Generation Skipping Transfer (GST). The GST tax remains repealed. This could mean a once-in-a-lifetime opportunity or a costly tax trap if the GST tax is retroactively reinstated. Consider out right transfers of property to skip persons (e.g., grandchildren).  Simple -- just write a check to a grandchild. If there is a family trust that is not exempt from the GST (perhaps a bypass trust for grandma when grandpa passed away) and grandchildren are beneficiaries, the trustee can just write check. The gift should be made outright and not to a trust (custodial accounts are treated like trusts). If the GST tax is reinstated the gift or distribution to a trust may later be subjected to GST tax so keep it simple and outright. If your gift triggers gift tax the rate now is 35% not 45% (like 2009 law) or 55% (which is what it will be next year if Congress doesn’t act). Doing an Alfred E. Neuman -- “What me worry?” Then use techniques to hedge your GST tax bets. If the grandkid is tax savvy, they can refuse (renounce) the gift if the GST tax is reinstated.  Don’t trust the grandkid to give the dough back? Make the gift subject to the grandkid’s obligation to pay GST tax if there is any. If you gift interests in a family rental property or business, the grandkid won’t have the cash and will have to renounce. Need to hedge the bet on a trust distribution? The trustee can make the distribution subject to a contractual arrangement that includes a formula. The grandkids get the amount of the gift x a fraction. The numerator is the maximum amount that can be given away GST tax free (that’s the whole shebang right now). The denominator is the value of interest given. If the GST is reinsated and you’ve used up all your GST exemption the grandkids get nothing but the tax is avoided.  Another GST approach is to put big bucks into a marital trust (QTIP) for your spouse. The trust should say that if spouse renounces the funds go to grandchildren. If the GST is not reinstated your spouse can renounce within 9 months and the dough passes outright to grandchildren listed in the trust. This gives you a 9 month Ouija board to see the status of the GST tax. If the GST is reenacted file a gift tax return electing for the trust to qualify for the unlimited gift tax marital deduction and skip renouncing. If the GST is not retroactive then your spouse can renounce and bring Kodak smiles to all the grandkids.

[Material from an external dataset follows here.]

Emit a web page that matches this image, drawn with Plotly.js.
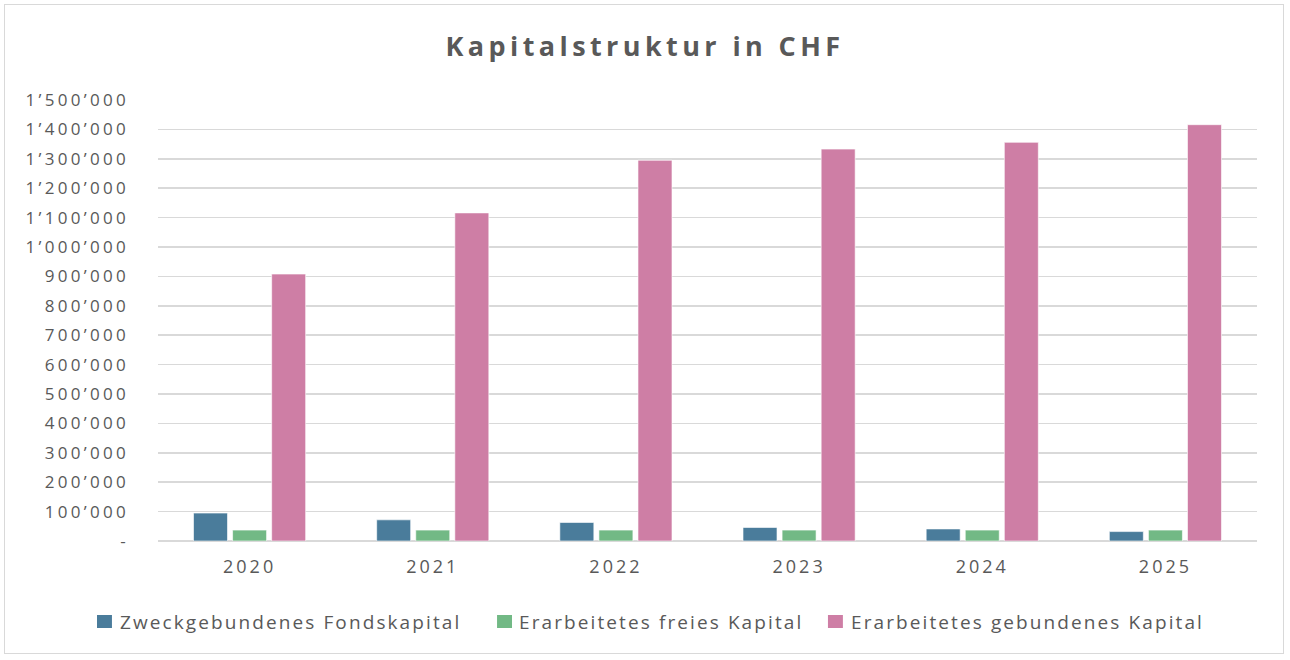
<!DOCTYPE html>
<html>
<head>
<meta charset="utf-8">
<script src="https://cdn.plot.ly/plotly-3.0.1.min.js"></script>
<style>
  html, body { margin: 0; padding: 0; background: #ffffff; }
  #frame { position: absolute; left: 4px; top: 4px; width: 1280px; height: 650px; border: 1.5px solid #d9d9d9; box-sizing: border-box; }
  #chart { position: absolute; left: 0; top: 0; width: 1290px; height: 660px; }
  .gtitle { letter-spacing: 4.4px; }
  .xtick text { letter-spacing: 3px; }
  .ytick text { letter-spacing: 3.3px; }
  .annotation-text { letter-spacing: 2.1px; }
</style>
</head>
<body>
<div id="frame"></div>
<div id="chart"></div>
<script>
const years = ["2020", "2021", "2022", "2023", "2024", "2025"];
const seriesNames = ["Zweckgebundenes Fondskapital", "Erarbeitetes freies Kapital", "Erarbeitetes gebundenes Kapital"];
const zweckgebunden = [95000, 72000, 63000, 46000, 41000, 32000];
const freiesKapital = [37000, 37000, 37000, 37000, 37000, 37000];
const gebundenesKapital = [908000, 1116000, 1295000, 1333000, 1356000, 1416000];
const tickValues = [0, 100000, 200000, 300000, 400000, 500000, 600000, 700000, 800000, 900000, 1000000, 1100000, 1200000, 1300000, 1400000, 1500000];
const tickLabels = ["-", "100’000", "200’000", "300’000", "400’000", "500’000", "600’000", "700’000", "800’000", "900’000", "1’000’000", "1’100’000", "1’200’000", "1’300’000", "1’400’000", "1’500’000"];
const colors = ["#4a7c9b", "#72b985", "#ce7ea5"];

const font = "'Open Sans', Lato, sans-serif";
const textColor = "#595959";
const seriesValues = [zweckgebunden, freiesKapital, gebundenesKapital];
const traces = seriesValues.map((vals, i) => ({
  type: "bar",
  name: seriesNames[i],
  x: years,
  y: vals,
  marker: { color: colors[i], line: { color: "rgba(255,255,255,0.6)", width: 1 } },
  hoverinfo: "x+y+name",
  showlegend: false
}));

// Legend drawn as a row of swatches + labels (placement in paper coordinates)
const legendSwatchX = [-0.0555, 0.3085, 0.6096];
const legendTextX = [-0.0364, 0.3267, 0.6288];
const swatchW = 0.0136;
const legendShapes = seriesNames.map((n, i) => ({
  type: "rect", xref: "paper", yref: "paper",
  x0: legendSwatchX[i], x1: legendSwatchX[i] + swatchW,
  y0: -0.1973, y1: -0.1678,
  fillcolor: colors[i], line: { width: 0 }
}));
const legendLabels = seriesNames.map((n, i) => ({
  text: n, xref: "paper", yref: "paper",
  x: legendTextX[i], y: -0.1835,
  xanchor: "left", yanchor: "middle",
  showarrow: false,
  font: { family: font, size: 19, color: textColor }
}));

const layout = {
  width: 1290,
  height: 660,
  autosize: false,
  paper_bgcolor: "rgba(0,0,0,0)",
  plot_bgcolor: "rgba(0,0,0,0)",
  margin: { l: 158, r: 33, t: 100, b: 119, autoexpand: false },
  barmode: "group",
  bargap: 0.36,
  bargroupgap: 0.13,
  title: {
    text: "<b>Kapitalstruktur in CHF</b>",
    font: { family: font, size: 27, color: textColor },
    x: 0.5, xanchor: "center",
    y: 0.929, yanchor: "middle"
  },
  xaxis: {
    type: "category",
    tickfont: { family: font, size: 18, color: textColor },
    showgrid: false,
    zeroline: false,
    showline: false,
    ticks: "",
    ticklabelstandoff: 13
  },
  yaxis: {
    range: [0, 1500000],
    tickvals: tickValues,
    ticktext: tickLabels,
    tickfont: { family: font, size: 17, color: textColor },
    showgrid: true,
    gridcolor: "#d9d9d9",
    gridwidth: 1.5,
    zeroline: true,
    zerolinecolor: "#d9d9d9",
    zerolinewidth: 1.5,
    showline: false,
    ticks: "",
    ticklabelstandoff: 28,
    fixedrange: true
  },
  shapes: legendShapes,
  annotations: legendLabels,
  showlegend: false
};

Plotly.newPlot("chart", traces, layout, { displayModeBar: false, staticPlot: true });
</script>
</body>
</html>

Carried Interests. Hedge Fund fat cats are struggling. It’s tough to get by on a few hundred million a year when you have to pay income taxes. So, they want those buckaroos taxed as favorable capital gains, not as compensation subject to ordinary income tax rates and payroll taxes. The tax tide may be turning. Movement is afoot to tax what are called “carried interests” as ordinary income regardless of character of the income at partnership the managers have interest in. HR 4213. It’s been estimated that the tax revenue from these changes could add $24 billion to the federal fisc. Green book JCX-59-09 p.5. Code Section 83 may be amended to tax partnership interests as compensation. New Code Section 710 will tax flow through items from partnerships as ordinary income without regard to normal flow through rules of partnerships. What is especially cool about this proposed new provision is it gives us tax geeks a new acronym “IPSI”. That’s important because if proposed legislation eliminates GRATs, this will avoid a disruption in the force by replacing the useless GRAT acronym with a new one of equal size. Just to give you a leg up on the others in your golf foursome, IPSI stands for Investment Services Partnership Interest. That’s an interest in a partnership attributable to services rendered with respect to “Specified Assets” (you’ll have to wait for your decoder ring to understand that one).  Code Section 1402 may be amended to make carried interests subject to employment tax. While you might not loose sleep over the fat cats paying more tax, be wary of the common Congressional approach of using a sledgehammer instead of a scalpel. Lots of business deals on main street (e.g., real estate development) may get snared in these changes. There could be a lot of collateral damage on these changes.


Expatriation Provision. A tough mark to market exit tax applies to US citizen and green card holders who expatriate or give up their green card. Folks may assume expatriation doesn’t apply to them but the rules cast a wide and unsuspecting net. Green card holder executives if reassigned back to their home country are in jeopardy of loosing green card when this happens. That may trigger the expatriation tax. IRC 877A; Notice 2009-85.


 FBAR Goes to Far. Persons with signature authority over foreign accounts, but no interest in them, have an extension to June 30, 2011 to file for FBAR relief. An agent holding power of attorney over foreign assets has to file even if foreign entity would not respect the US document. Notice 2010-23, 2010-11 IRB 441, 02/26/2010; IRC Sec. 6011. If you make an FBAR filing inform the people you’ve named agent under your power of attorney and possibly the trustees under your revocable trust.


  Trust Protectors.  Lot’s of folks have integrated a raft of new fangled positions into the ever increasingly complex trust instruments that have become more common. There is little law on these positions so that while potentially helpful, caution is in order. In a recent case the trust protector was sued for not monitoring trustees, not preventing theft of trust assets, breach of loyalty (they argued that the protector was more loyal to trustees then to the beneficiaries). The Court struggled with the issues since state law didn’t provide direction. See UTC Sec. 808. This was a case of first impression. The Court considered the trust document which gave powers and said trust protector was a fiduciary. It gave the protector the power to remove the trustee and appoint successor, but no standards for these acts were provided. The trust protector had power to resign and appoint a successor. The Court held that the trust protector had a fiduciary duty but did not define the scope of those duties. The trust exonerated the trust protector for acts taken in good faith. The Court said this implied that the protector would be liable for acts which were not in good faith. What if the Trust Protector doesn’t even know they are appointed trust protector. What are the duties? Are they a fiduciary? Is the protector supposed to do the same things that a trustee is required to do? Some states require that the protector submit to jurisdiction in the state of situs. Did trust protector sign document accepting the position? If not, how can you hold them liable. So given all the above, how can you protect the trust protector? Can you protect the protector by stating that if they make a mistake they should not be sued. Robert T. McLean Irrevocable Trust v. Patrick Davis, P.C., 283 S.W. 3d 786  (Mo. Ct. App. 2009).   Hey folks, you’ve read it hear dozens of times, hold an annual trust meeting with all advisers, fiduciaries and other key people present. You cannot operate a sophisticated trust successfully without doing this. It just won’t work! Got it?